近年の賃貸需要にはどのようなものがあるのでしょうか。代表的な物を並べてみました。

トイレの必需品・洗浄便座

いまや、TOTOの「ウォシュレット」をはじめとする温水洗浄便座は、生活必需品と言えるレベルにまで達しています。

もし、所有物件の各戸に温水洗浄便座がついていない場合は、取り付け工事を依頼しましょう。1台あたり2万円程度で工事までしてくれるケースがほとんど。

ですが、トイレ内にコンセントが無い場合や、3点ユニットバスの場合は、無理に設置すると割高になるため、別の方法で周辺物件との差別化が必要です。

他には、郵便ポストの刷新と宅配ボックスの設置。ネット通販が当たり前になっている時代ですから、雑誌やコスメアイテムを入れられる上、鍵をかけられるタイプにしておくと、既存の入居者や今後、内見する人に安心感を与えられます。

通販ユーザーの強い味方・宅配ボックス

再配達の手間を無くす宅配ボックスも、今となっては必需品。賃貸物件を探す際、宅配ボックスの有無が大きなウェイトを占めるようになってきました。

宅配ボックスといっても、大掛かりな物を設置するわけではなく、ダイヤル式の鍵が付いたタイプなら、購入して設置するだけで電気代などのランニングコストはかかりません。

これも、入居者に安心して暮らしてもらうためには必要な投資です。

女性の1人暮らしも安心・室内用物干し設備

女性が欲しがるものを置くことで、入居率が改善する可能性があります。昨今の流れとして、ファミリーやカップルで暮らす際、最終決定権が女性にあるケースが増えてきており、女性のニーズを汲み取ることが、賃貸経営を成功させるカギとなりつつあるのです。

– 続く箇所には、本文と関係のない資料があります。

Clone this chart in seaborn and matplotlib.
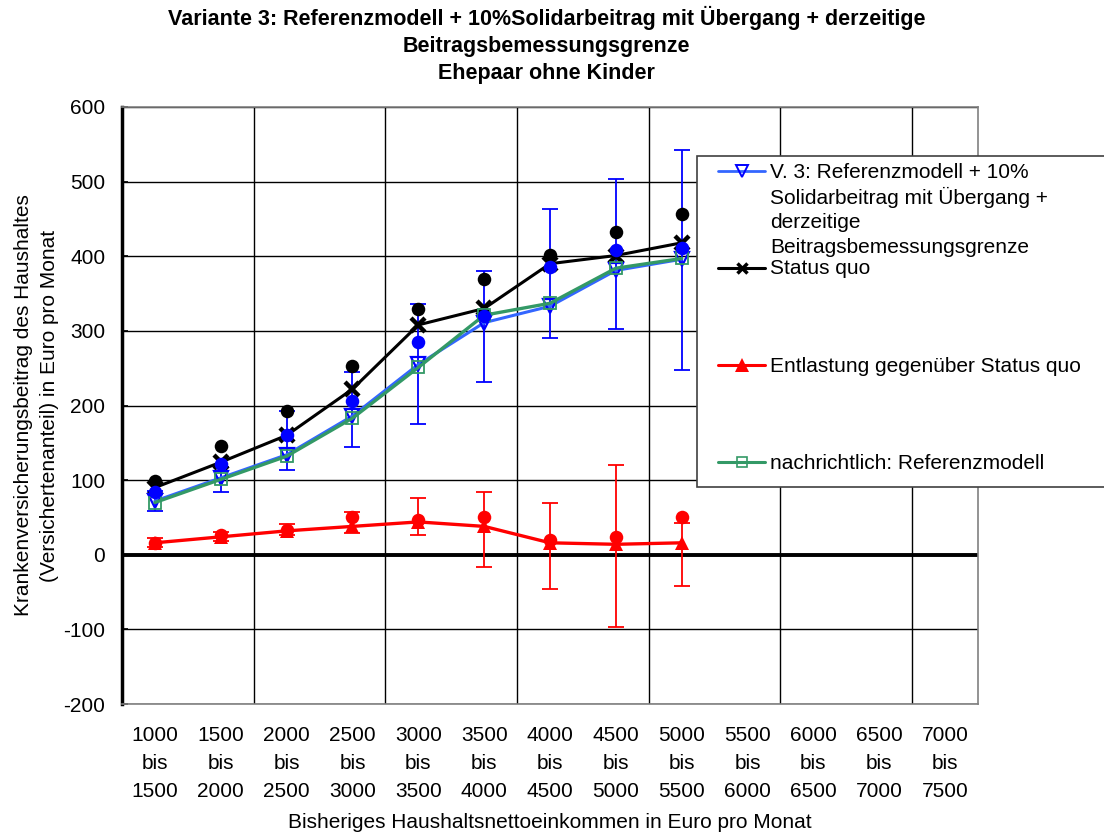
import numpy as np
import pandas as pd
import matplotlib
matplotlib.use("Agg")
import matplotlib.pyplot as plt
import seaborn as sns
from matplotlib.lines import Line2D
from matplotlib.patches import Rectangle

# Einkommensklassen (Kategorien der x-Achse)
klassen_von = [1000, 1500, 2000, 2500, 3000, 3500, 4000, 4500, 5000, 5500, 6000, 6500, 7000]
klassen_bis = [1500, 2000, 2500, 3000, 3500, 4000, 4500, 5000, 5500, 6000, 6500, 7000, 7500]

# Werte (nur fuer die ersten 9 Klassen vorhanden)
variante3 = [72, 103, 134, 186, 255, 311, 333, 381, 396]
status_quo = [90, 124, 160, 222, 308, 330, 390, 401, 418]
entlastung = [16, 24, 32, 38, 44, 38, 16, 14, 16]
referenzmodell = [70, 101, 132, 183, 251, 321, 337, 384, 397]

# Einzelpunkte ohne Linie
punkte_schwarz = [99, 146, 193, 253, 329, 369, 402, 432, 456]
punkte_blau = [84, 121, 160, 206, 285, 320, 386, 409, 411]
punkte_rot = [16, 26, 33, 51, 46, 50, 20, 24, 51]

# Fehlerbalken (untere / obere Grenze)
blau_unten = [58, 84, 113, 145, 175, 232, 291, 303, 247]
blau_oben = [86, 118, 192, 245, 336, 380, 463, 504, 542]
rot_unten = [10, 18, 27, 29, 27, -16, -46, -97, -42]
rot_oben = [22, 30, 41, 57, 76, 84, 69, 120, 42]

sns.set_theme(style="white")
plt.rcParams['font.family'] = ['Liberation Sans', 'DejaVu Sans']
plt.rcParams['text.color'] = 'black'
plt.rcParams['axes.labelcolor'] = 'black'
plt.rcParams['xtick.color'] = 'black'
plt.rcParams['ytick.color'] = 'black'
plt.rcParams['axes.unicode_minus'] = False

fig = plt.figure(figsize=(11.04, 8.35), dpi=100)
ax = fig.add_axes([122 / 1104, 1 - 704 / 835, (978 - 122) / 1104, (704 - 107) / 835])

n = len(variante3)
x = np.arange(n)

blau_lo = np.array(blau_unten)
blau_hi = np.array(blau_oben)
rot_lo = np.array(rot_unten)
rot_hi = np.array(rot_oben)

# Gitter
for yv in range(-200, 601, 100):
    ax.axhline(yv, color='black', lw=1.0, zorder=0)
for xv in np.arange(-0.5, len(klassen_von), 2):
    ax.axvline(xv, color='black', lw=1.0, zorder=0)
ax.axhline(0, color='black', lw=2.8, zorder=1)

# Fehlerbalken
ax.errorbar(x, (blau_lo + blau_hi) / 2, yerr=(blau_hi - blau_lo) / 2, fmt='none',
            ecolor='#0000FF', elinewidth=1.3, capsize=5.5, capthick=1.3, zorder=3)
ax.errorbar(x, (rot_lo + rot_hi) / 2, yerr=(rot_hi - rot_lo) / 2, fmt='none',
            ecolor='#FF0000', elinewidth=1.3, capsize=5.5, capthick=1.3, zorder=3)

# Linien
sns.lineplot(x=x, y=status_quo, ax=ax, color='black', lw=2.2, marker='x', ms=10,
             mew=3.2, mec='black', errorbar=None, zorder=4)
sns.lineplot(x=x, y=variante3, ax=ax, color='#3366FF', lw=2.2, marker='v', ms=10,
             mfc='none', mew=1.6, mec='#0000FF', errorbar=None, zorder=5)
sns.lineplot(x=x, y=referenzmodell, ax=ax, color='#339966', lw=2.4, marker='s', ms=8,
             mfc='none', mew=1.3, mec='#339966', errorbar=None, zorder=6)
sns.lineplot(x=x, y=entlastung, ax=ax, color='#FF0000', lw=2.4, marker='^', ms=10,
             mew=0, mec='#FF0000', errorbar=None, zorder=6)

# Punkte
sns.scatterplot(x=x, y=punkte_schwarz, ax=ax, color='black', s=95, linewidth=0, zorder=7)
sns.scatterplot(x=x, y=punkte_blau, ax=ax, color='#0000FF', s=95, linewidth=0, zorder=7)
sns.scatterplot(x=x, y=punkte_rot, ax=ax, color='#FF0000', s=95, linewidth=0, zorder=5)

ax.set_xlim(-0.5, len(klassen_von) - 0.5)
ax.set_ylim(-200, 600)
ax.set_yticks(range(-200, 601, 100))
ax.set_xticks(range(len(klassen_von)))
ax.set_xticklabels([f"{a}\nbis\n{b}" for a, b in zip(klassen_von, klassen_bis)],
                   linespacing=1.58)
ax.tick_params(axis='x', length=0, pad=16, labelsize=15)
ax.tick_params(axis='y', length=4, direction='in', pad=12, labelsize=15, left=True)

for side in ['top', 'right', 'bottom']:
    ax.spines[side].set_color('#808080')
    ax.spines[side].set_linewidth(1.2)
ax.spines['left'].set_color('black')
ax.spines['left'].set_linewidth(2.5)

ax.set_xlabel("Bisheriges Haushaltsnettoeinkommen in Euro pro Monat", fontsize=15, labelpad=9)
ax.set_ylabel("Krankenversicherungsbeitrag des Haushaltes\n(Versichertenanteil) in Euro pro Monat",
              fontsize=15, labelpad=3, linespacing=1.45)

fig.suptitle("Variante 3: Referenzmodell + 10%Solidarbeitrag mit Übergang + derzeitige\n"
             "Beitragsbemessungsgrenze\nEhepaar ohne Kinder",
             x=0.495, y=0.993, va='top', fontsize=15.5, fontweight='bold', linespacing=1.38)

# Legende (manuell wie im Original)
fig.patches.append(Rectangle((697 / 1104, 1 - 487 / 835), 0.4, (487 - 156) / 835,
                             transform=fig.transFigure, facecolor='white',
                             edgecolor='#404040', lw=1.2, zorder=10))
eintraege = [
    (["V. 3: Referenzmodell + 10%", "Solidarbeitrag mit Übergang +", "derzeitige",
      "Beitragsbemessungsgrenze"],
     dict(color='#3366FF', marker='v', mfc='none', mec='#0000FF', ms=8, mew=1.4, lw=2), 171),
    (["Status quo"], dict(color='black', marker='x', mec='black', ms=7, mew=2.5, lw=2.2), 268),
    (["Entlastung gegenüber Status quo"], dict(color='#FF0000', marker='^', mec='#FF0000', ms=10, mew=0, lw=2.2), 365),
    (["nachrichtlich: Referenzmodell"], dict(color='#339966', marker='s', mfc='none', mec='#339966', ms=7, mew=1.2, lw=2.2), 462),
]
for zeilen, stil, ypix in eintraege:
    yf = 1 - ypix / 835
    fig.add_artist(Line2D([718 / 1104, 765 / 1104], [yf, yf], transform=fig.transFigure,
                          zorder=11, color=stil['color'], lw=stil['lw']))
    fig.add_artist(Line2D([741.5 / 1104], [yf], transform=fig.transFigure, linestyle='none',
                          marker=stil['marker'], mfc=stil.get('mfc', stil['color']), mec=stil['mec'],
                          ms=stil['ms'], mew=stil['mew'], zorder=12))
    for i, zeile in enumerate(zeilen):
        fig.text(770 / 1104, 1 - (ypix - 1 + i * 25.3) / 835, zeile, fontsize=15,
                 va='center_baseline', ha='left', zorder=12)

fig.savefig("out.png", dpi=100)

当然、単身者向け物件であっても、女性に喜ばれる設備は必須。その中でも、室内干し用の設備は特に喜ばれるのだとか。梅雨時に限らず、1人暮らしの女性は洗濯物を外に干し辛いという話はよく聞きます。

その悩みを解決するのが、室内干し用のハンガーラック。天井からぶら下げておいて、使う時だけ降ろせるようにしておけば、邪魔になることはありませんし、毎日安心して洗濯物を干せます。

このような細かなニーズを拾い続けることで、空室率は改善できます。

「入居者が入らない!」と嘆く前に、大家さんとしてできることをしておきましょう。今動くことで、将来の収入が変わりますよ。

入居者に選ばれやすい住宅設備とは?

全国賃貸住宅新聞が毎年、賃貸物件の仲介や管理を行っている会社を対象にしたアンケートを基に、「入居者に人気の設備ランキング」を発表しています。

データは管理会社目線でまとめられており、『この設備があれば周辺相場より家賃が高くても決まる』と『この設備が無ければ入居が決まらない』のそれぞれ、入居者を単身者とファミリー層とに分けて、4つのランキングが作られています。

それによると、特に単身者からの人気が高い設備は次の6点とのことです。

  • インターネット無料
  • エントランスのオートロック
  • 宅配ボックス
  • 浴室換気乾燥機
  • TVモニター付きインターホン
  • 独立洗面化粧台

このうち、宅配ボックスに関しては上記でのご説明通り。エントランスのオートロックや浴室換気乾燥機、独立洗面化粧台の導入は、設備の購入・設置含めて、少なくない費用が必要となります。

TVモニター付きインターホンは、現状応答可能なインターホンが設置されていれば大きな手間なく設置できるのだとか。そのため、防犯意識の高い方からのニーズに応えるために、導入する大家さんが増えているそうです。

また、この中でも最も安価で導入が容易な設備として、インターネット設備が挙げられます。

これは建物丸ごと、各種サービス会社と契約し、その分の費用を家賃に含めてしまうというもの。昨今は一人に1台スマホがある時代ですので、インターネット設備は必須とも言えます。

また、入居者の側からすると、面倒な契約手続きが一つ減るうえに、費用を払う窓口が家賃と同じでOKという点で、人気を集めているのだそうです。

家賃アップが見込める住宅設備とは?

上記で紹介した設備の中で、設置後に家賃上昇が叶った物があります。それは、防犯設備の類。やはり設置に費用がかかる分、入居者側にも「負担しなければ」という意識が働くのか、相場より3,000円程度高くても、入居に至る率が高いのだそうです。

防犯設備がしっかりとしていることで、入居希望者から選ばれやすくなるのは当然のこと。

SUUMOやat homeのような広告媒体で物件を検索する際、セキュリティ設備の有無で検索物件を絞れるわけですから、設備の有無がそのまま、入居希望者の興味の有無と比例するという訳です。

今ここで出費を認め、将来的な収入を得るか、現時点での出費を認めず、将来、空室に嘆くか。どちらを選ぶかは、大家さんであるあなた次第です。